Defending “Good” music, or the music each of us has accepted as our own, is a dead end street. All music is “good”. Gaining more musical understanding may affect our listening preferences, as we become more sophisticated listeners, but that certainly does not negate our favorites from youth.

Concepts are so important because we use them daily. They are our Constant Filters. They include what we eat and how much, if we are basically happy people or not, how we perceive ourselves and others, our religion, or lack of same. Other concepts include our idea of honesty, use of money, treatment of others, and virtually every action we take. We justify them all for the sake of our concept.

Are your concepts based on some sort of truth or just something you have been told and chosen to believe? It is an important distinction for growth in our lives.

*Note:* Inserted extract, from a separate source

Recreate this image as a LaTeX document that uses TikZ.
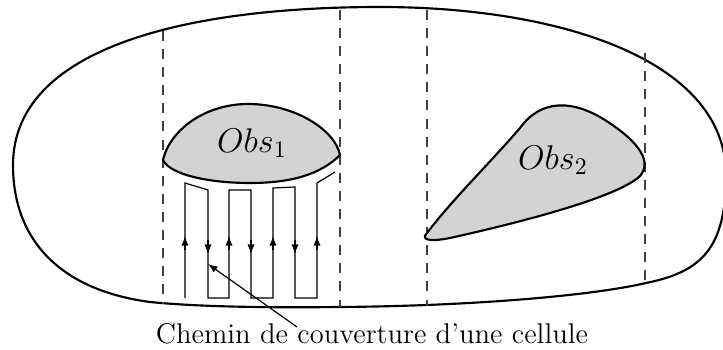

 A murderer usually kills because he / she thinks that the other person deserves it for some reason, not because they consider themselves to be a bad person doing a bad deed. An extreme concept gone wrong. Then again, I assume your concept does not include murder.

It is important for each of us to examine all of our concepts from time to time, making sure that they are still valid and have not morphed into mistaken beliefs that we continue to hold.

As far as music, let’s all agree to try to expand our concepts. It's worth a few minutes a day, and may give us a little more understanding of ourselves and of the world.

Let’s discuss for a moment, you as a music student, or as a music teacher. After all, we are teachers and students all the time and with every action we take.

As a teacher, are you solely the product of your teacher?  Are you passing on to your students only what your teacher taught you or adding concepts that you have learned through your own experiences?

As a student, are you playing on a mouthpiece, instrument, or reed that your teacher told you to use, even though it makes you uncomfortable? Does your teacher give you rigid concepts, or allow you to develop your own concepts, along with him/her. As a student, do you follow your teacher strictly, or do you use your own ideas to help develop your concept, and discuss these ideas with your teacher.

Your musical concept comes from listening, practicing, maturing, having a good instrument, reflection, environment, and many other factors. If one listens to only Dixieland music and practices only Dixieland music they become a Dixieland musician. So what happens if someone practices, Dixieland, Classical and Ethnic music?

We become what we do on a daily basis.

I was a dedicated student well into my early 30’s, and at one point, went to a new teacher who said to me, “you seem to have the same problems as I do, so why don’t you just take some political lessons from all the leading teachers around, and see if they can get you some work.” That most likely, was the best lesson I ever had, despite many years of great private instructors. I'd had a student’s concept!

He "fired" me as a student at a time when I would have only been a student for the rest of my life. He made me responsible for learning on my own and to base my studies on what I heard. Everyone I heard or came in contact with, became my teacher in some way.

Talk amongst your friends with your ideas on how to improve the concept of music in our schools, in our homes, and for ourselves. We might become better people because of it.